= PROMPT =
Can you copy out the data exactly? Leave the images out.
━━━━━━━━━━━━━━━━━━━━━━━━━━━━━━
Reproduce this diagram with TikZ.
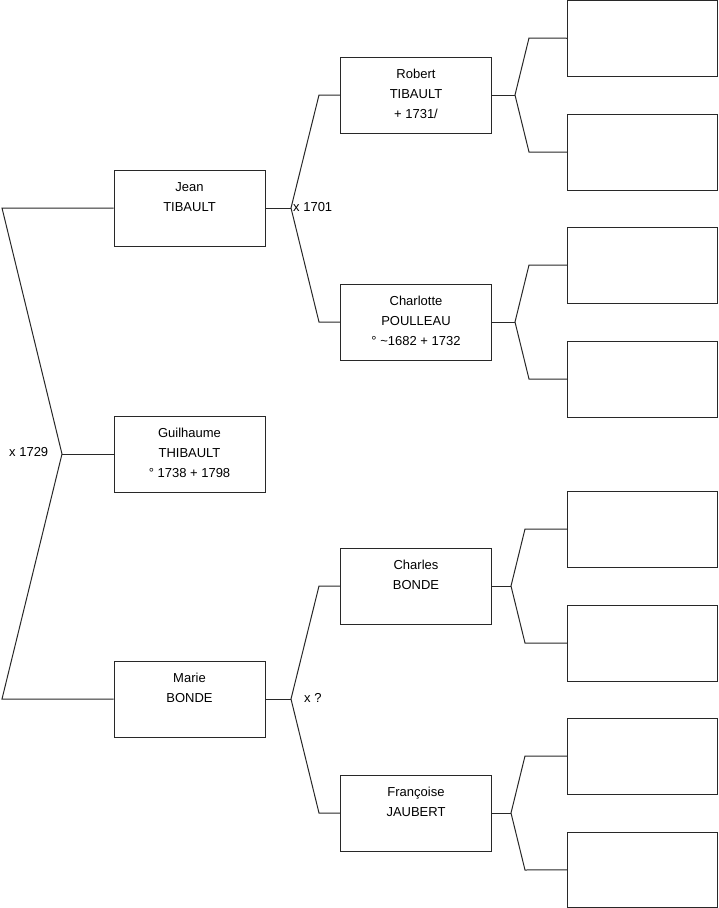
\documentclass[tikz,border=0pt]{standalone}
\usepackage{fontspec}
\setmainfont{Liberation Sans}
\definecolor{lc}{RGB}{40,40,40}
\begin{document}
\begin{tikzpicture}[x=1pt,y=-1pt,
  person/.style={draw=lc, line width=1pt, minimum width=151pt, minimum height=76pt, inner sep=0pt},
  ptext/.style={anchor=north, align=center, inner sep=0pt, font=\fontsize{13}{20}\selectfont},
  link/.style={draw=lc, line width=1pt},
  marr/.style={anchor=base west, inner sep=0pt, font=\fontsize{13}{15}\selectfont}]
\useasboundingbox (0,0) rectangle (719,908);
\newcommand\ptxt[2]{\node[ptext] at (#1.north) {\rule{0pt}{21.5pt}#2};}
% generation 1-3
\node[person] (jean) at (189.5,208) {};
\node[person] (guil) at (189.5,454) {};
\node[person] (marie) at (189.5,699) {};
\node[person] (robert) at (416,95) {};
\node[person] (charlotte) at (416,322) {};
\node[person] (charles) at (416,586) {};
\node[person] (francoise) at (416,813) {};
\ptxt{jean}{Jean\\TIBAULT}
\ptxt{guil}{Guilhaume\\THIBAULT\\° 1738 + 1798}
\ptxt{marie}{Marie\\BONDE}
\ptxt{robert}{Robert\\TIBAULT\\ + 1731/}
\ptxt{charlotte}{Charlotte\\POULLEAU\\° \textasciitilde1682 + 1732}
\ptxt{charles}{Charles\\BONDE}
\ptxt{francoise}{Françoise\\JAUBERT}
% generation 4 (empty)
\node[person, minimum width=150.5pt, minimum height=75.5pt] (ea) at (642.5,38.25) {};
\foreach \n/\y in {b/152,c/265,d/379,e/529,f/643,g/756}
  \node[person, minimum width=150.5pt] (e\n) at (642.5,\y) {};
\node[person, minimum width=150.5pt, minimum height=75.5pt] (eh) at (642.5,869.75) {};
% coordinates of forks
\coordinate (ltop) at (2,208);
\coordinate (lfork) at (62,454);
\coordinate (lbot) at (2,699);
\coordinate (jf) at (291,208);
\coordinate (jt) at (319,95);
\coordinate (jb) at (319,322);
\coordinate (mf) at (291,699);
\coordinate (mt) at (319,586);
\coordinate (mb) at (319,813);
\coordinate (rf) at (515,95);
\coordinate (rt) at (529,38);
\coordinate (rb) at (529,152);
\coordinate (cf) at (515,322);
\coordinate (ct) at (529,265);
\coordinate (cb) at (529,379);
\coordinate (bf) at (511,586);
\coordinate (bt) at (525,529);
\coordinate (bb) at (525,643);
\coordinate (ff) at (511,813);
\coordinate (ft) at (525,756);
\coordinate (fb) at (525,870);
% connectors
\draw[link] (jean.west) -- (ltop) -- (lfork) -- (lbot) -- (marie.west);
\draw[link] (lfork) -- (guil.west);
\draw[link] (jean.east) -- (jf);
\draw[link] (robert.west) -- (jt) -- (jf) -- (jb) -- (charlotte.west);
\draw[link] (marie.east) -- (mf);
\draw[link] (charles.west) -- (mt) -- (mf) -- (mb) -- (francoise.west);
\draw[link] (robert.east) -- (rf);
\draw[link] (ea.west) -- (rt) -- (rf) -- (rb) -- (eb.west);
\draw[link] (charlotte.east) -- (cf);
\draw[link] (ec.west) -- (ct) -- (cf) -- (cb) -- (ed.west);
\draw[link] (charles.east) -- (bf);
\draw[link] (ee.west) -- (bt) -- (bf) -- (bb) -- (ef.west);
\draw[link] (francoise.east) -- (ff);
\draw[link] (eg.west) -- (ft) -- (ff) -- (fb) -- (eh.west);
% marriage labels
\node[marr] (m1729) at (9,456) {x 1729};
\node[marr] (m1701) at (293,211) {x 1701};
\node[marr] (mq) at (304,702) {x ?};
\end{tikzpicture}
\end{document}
━━━━━━━━━━━━━━━━━━━━━━━━━━━━━━
= OUTPUT BELOW =
Reproduce this diagram with TikZ.
\documentclass[tikz,border=0pt]{standalone}
\usepackage{fontspec}
\setmainfont{Liberation Sans}
\definecolor{lc}{RGB}{40,40,40}
\begin{document}
\begin{tikzpicture}[x=1pt,y=-1pt,
  person/.style={draw=lc, line width=1pt, minimum width=151pt, minimum height=76pt, inner sep=0pt},
  ptext/.style={anchor=north, align=center, inner sep=0pt, font=\fontsize{13}{20}\selectfont},
  link/.style={draw=lc, line width=1pt},
  marr/.style={anchor=base west, inner sep=0pt, font=\fontsize{13}{15}\selectfont}]
\useasboundingbox (0,0) rectangle (719,908);
\newcommand\ptxt[2]{\node[ptext] at (#1.north) {\rule{0pt}{21.5pt}#2};}
% generation 1-3
\node[person] (jean) at (189.5,208) {};
\node[person] (guil) at (189.5,454) {};
\node[person] (marie) at (189.5,699) {};
\node[person] (robert) at (416,95) {};
\node[person] (charlotte) at (416,322) {};
\node[person] (charles) at (416,586) {};
\node[person] (francoise) at (416,813) {};
\ptxt{jean}{Jean\\TIBAULT}
\ptxt{guil}{Guilhaume\\THIBAULT\\° 1738 + 1798}
\ptxt{marie}{Marie\\BONDE}
\ptxt{robert}{Robert\\TIBAULT\\ + 1731/}
\ptxt{charlotte}{Charlotte\\POULLEAU\\° \textasciitilde1682 + 1732}
\ptxt{charles}{Charles\\BONDE}
\ptxt{francoise}{Françoise\\JAUBERT}
% generation 4 (empty)
\node[person, minimum width=150.5pt, minimum height=75.5pt] (ea) at (642.5,38.25) {};
\foreach \n/\y in {b/152,c/265,d/379,e/529,f/643,g/756}
  \node[person, minimum width=150.5pt] (e\n) at (642.5,\y) {};
\node[person, minimum width=150.5pt, minimum height=75.5pt] (eh) at (642.5,869.75) {};
% coordinates of forks
\coordinate (ltop) at (2,208);
\coordinate (lfork) at (62,454);
\coordinate (lbot) at (2,699);
\coordinate (jf) at (291,208);
\coordinate (jt) at (319,95);
\coordinate (jb) at (319,322);
\coordinate (mf) at (291,699);
\coordinate (mt) at (319,586);
\coordinate (mb) at (319,813);
\coordinate (rf) at (515,95);
\coordinate (rt) at (529,38);
\coordinate (rb) at (529,152);
\coordinate (cf) at (515,322);
\coordinate (ct) at (529,265);
\coordinate (cb) at (529,379);
\coordinate (bf) at (511,586);
\coordinate (bt) at (525,529);
\coordinate (bb) at (525,643);
\coordinate (ff) at (511,813);
\coordinate (ft) at (525,756);
\coordinate (fb) at (525,870);
% connectors
\draw[link] (jean.west) -- (ltop) -- (lfork) -- (lbot) -- (marie.west);
\draw[link] (lfork) -- (guil.west);
\draw[link] (jean.east) -- (jf);
\draw[link] (robert.west) -- (jt) -- (jf) -- (jb) -- (charlotte.west);
\draw[link] (marie.east) -- (mf);
\draw[link] (charles.west) -- (mt) -- (mf) -- (mb) -- (francoise.west);
\draw[link] (robert.east) -- (rf);
\draw[link] (ea.west) -- (rt) -- (rf) -- (rb) -- (eb.west);
\draw[link] (charlotte.east) -- (cf);
\draw[link] (ec.west) -- (ct) -- (cf) -- (cb) -- (ed.west);
\draw[link] (charles.east) -- (bf);
\draw[link] (ee.west) -- (bt) -- (bf) -- (bb) -- (ef.west);
\draw[link] (francoise.east) -- (ff);
\draw[link] (eg.west) -- (ft) -- (ff) -- (fb) -- (eh.west);
% marriage labels
\node[marr] (m1729) at (9,456) {x 1729};
\node[marr] (m1701) at (293,211) {x 1701};
\node[marr] (mq) at (304,702) {x ?};
\end{tikzpicture}
\end{document}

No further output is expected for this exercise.